### [Direction]
Which lines hold the string "that"? Copy every one of them.

Source code of charts
###
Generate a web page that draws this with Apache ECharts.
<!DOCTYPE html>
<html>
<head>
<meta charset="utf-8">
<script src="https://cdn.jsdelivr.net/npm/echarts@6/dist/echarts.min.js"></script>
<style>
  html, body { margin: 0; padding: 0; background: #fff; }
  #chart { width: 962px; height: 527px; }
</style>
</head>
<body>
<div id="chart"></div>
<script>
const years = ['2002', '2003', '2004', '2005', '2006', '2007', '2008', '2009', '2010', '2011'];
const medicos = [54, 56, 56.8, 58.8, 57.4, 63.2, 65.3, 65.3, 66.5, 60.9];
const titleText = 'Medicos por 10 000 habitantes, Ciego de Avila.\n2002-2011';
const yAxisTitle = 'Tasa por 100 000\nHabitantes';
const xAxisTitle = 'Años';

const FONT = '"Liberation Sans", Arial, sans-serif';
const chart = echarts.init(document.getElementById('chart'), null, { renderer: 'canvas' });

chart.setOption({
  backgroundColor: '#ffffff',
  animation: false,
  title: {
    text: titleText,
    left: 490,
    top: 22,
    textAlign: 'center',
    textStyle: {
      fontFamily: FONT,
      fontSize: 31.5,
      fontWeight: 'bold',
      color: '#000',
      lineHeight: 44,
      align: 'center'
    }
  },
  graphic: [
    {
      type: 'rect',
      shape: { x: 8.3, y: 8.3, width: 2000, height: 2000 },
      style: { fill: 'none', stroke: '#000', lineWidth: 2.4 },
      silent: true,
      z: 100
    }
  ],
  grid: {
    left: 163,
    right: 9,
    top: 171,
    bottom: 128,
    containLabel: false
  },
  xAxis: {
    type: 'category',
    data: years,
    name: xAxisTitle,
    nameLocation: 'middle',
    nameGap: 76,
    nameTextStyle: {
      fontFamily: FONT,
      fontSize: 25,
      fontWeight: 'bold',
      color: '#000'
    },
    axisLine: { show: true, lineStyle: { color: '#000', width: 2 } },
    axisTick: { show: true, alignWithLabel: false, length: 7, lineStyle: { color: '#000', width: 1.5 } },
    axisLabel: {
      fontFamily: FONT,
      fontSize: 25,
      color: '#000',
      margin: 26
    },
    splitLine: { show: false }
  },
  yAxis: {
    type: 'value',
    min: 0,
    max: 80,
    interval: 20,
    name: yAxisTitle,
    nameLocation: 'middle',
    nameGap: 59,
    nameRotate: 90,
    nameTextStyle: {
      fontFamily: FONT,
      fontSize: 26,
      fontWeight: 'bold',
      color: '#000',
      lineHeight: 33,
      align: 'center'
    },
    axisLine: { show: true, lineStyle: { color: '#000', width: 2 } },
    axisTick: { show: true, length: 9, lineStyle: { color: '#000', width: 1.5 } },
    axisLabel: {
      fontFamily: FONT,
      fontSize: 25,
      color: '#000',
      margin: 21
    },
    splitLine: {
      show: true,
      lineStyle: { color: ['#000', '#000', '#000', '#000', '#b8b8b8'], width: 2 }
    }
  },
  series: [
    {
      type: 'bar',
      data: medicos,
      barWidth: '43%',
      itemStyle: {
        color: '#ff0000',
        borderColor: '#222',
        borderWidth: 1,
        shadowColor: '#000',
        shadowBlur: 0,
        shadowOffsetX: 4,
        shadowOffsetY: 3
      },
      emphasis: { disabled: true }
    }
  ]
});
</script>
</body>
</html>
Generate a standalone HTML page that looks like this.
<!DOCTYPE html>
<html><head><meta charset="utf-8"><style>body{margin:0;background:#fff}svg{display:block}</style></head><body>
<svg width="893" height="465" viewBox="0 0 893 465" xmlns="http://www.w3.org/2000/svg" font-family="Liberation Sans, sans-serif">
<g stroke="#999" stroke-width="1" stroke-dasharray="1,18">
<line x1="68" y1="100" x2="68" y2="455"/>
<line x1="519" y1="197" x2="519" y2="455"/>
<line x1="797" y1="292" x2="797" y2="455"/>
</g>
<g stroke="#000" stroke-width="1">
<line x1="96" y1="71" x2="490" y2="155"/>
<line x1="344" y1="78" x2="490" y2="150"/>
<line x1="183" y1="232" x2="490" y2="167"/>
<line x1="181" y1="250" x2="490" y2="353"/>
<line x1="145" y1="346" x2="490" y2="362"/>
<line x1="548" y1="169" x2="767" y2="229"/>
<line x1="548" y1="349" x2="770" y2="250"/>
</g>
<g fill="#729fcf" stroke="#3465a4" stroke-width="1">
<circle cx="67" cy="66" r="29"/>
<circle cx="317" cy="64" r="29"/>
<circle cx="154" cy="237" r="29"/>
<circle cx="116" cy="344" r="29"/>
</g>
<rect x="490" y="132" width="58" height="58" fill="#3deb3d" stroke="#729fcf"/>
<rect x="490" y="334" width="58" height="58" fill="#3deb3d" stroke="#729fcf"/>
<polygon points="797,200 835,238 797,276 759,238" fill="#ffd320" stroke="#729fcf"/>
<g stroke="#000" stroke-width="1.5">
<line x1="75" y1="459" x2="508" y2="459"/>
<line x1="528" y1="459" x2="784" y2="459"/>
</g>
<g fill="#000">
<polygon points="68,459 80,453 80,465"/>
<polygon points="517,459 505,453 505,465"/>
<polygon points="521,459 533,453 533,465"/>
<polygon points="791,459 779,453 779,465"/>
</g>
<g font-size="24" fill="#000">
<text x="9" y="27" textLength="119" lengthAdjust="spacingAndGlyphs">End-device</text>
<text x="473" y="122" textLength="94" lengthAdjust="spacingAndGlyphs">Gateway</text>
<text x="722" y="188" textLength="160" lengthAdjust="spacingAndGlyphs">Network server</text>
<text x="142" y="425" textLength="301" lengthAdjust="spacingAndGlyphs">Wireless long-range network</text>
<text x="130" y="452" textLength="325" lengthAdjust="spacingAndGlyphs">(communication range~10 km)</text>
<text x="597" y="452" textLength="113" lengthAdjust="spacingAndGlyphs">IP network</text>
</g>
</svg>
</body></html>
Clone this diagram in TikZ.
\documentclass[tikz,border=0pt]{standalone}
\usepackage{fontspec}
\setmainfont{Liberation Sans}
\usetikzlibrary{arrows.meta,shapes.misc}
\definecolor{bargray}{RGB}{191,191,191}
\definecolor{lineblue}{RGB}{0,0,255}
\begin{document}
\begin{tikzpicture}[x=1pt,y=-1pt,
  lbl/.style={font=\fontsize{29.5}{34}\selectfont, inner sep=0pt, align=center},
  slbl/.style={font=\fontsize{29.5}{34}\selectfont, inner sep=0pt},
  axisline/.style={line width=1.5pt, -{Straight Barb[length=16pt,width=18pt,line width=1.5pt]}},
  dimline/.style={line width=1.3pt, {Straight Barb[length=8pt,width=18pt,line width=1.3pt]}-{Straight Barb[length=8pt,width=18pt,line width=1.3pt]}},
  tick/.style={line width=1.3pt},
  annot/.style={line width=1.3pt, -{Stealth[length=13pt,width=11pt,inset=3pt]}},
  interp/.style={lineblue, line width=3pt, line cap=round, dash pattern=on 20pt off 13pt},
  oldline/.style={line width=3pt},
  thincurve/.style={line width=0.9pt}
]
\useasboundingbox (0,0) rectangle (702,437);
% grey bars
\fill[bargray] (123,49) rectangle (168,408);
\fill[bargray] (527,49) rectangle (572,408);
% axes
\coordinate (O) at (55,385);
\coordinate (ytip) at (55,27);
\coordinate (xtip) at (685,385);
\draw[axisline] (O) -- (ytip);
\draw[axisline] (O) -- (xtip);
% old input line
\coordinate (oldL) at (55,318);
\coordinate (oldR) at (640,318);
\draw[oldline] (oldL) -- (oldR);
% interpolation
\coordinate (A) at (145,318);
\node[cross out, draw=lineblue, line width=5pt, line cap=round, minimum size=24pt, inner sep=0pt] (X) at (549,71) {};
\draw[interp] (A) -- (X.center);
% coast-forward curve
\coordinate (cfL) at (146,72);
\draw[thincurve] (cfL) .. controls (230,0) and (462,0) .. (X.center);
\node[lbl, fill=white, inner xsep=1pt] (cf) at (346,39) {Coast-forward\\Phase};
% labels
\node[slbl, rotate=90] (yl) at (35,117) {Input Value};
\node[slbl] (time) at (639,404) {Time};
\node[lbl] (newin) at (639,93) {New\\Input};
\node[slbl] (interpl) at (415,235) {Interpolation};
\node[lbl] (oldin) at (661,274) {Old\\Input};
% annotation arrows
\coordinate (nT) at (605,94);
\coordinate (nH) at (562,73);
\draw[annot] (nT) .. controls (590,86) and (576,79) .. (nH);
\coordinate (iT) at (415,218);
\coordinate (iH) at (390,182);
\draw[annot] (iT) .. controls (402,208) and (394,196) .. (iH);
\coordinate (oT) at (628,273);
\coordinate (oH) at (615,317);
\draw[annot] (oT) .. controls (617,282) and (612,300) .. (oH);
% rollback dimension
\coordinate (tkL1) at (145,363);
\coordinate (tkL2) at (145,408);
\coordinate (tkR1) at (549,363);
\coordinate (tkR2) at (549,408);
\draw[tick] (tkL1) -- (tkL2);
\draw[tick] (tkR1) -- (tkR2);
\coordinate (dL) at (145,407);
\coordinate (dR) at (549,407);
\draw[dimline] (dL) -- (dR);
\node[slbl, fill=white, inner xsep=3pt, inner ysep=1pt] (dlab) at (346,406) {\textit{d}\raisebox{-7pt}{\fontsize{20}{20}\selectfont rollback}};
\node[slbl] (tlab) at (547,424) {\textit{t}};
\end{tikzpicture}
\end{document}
###
### [Result]
Generate a web page that draws this with Apache ECharts.
Generate a standalone HTML page that looks like this.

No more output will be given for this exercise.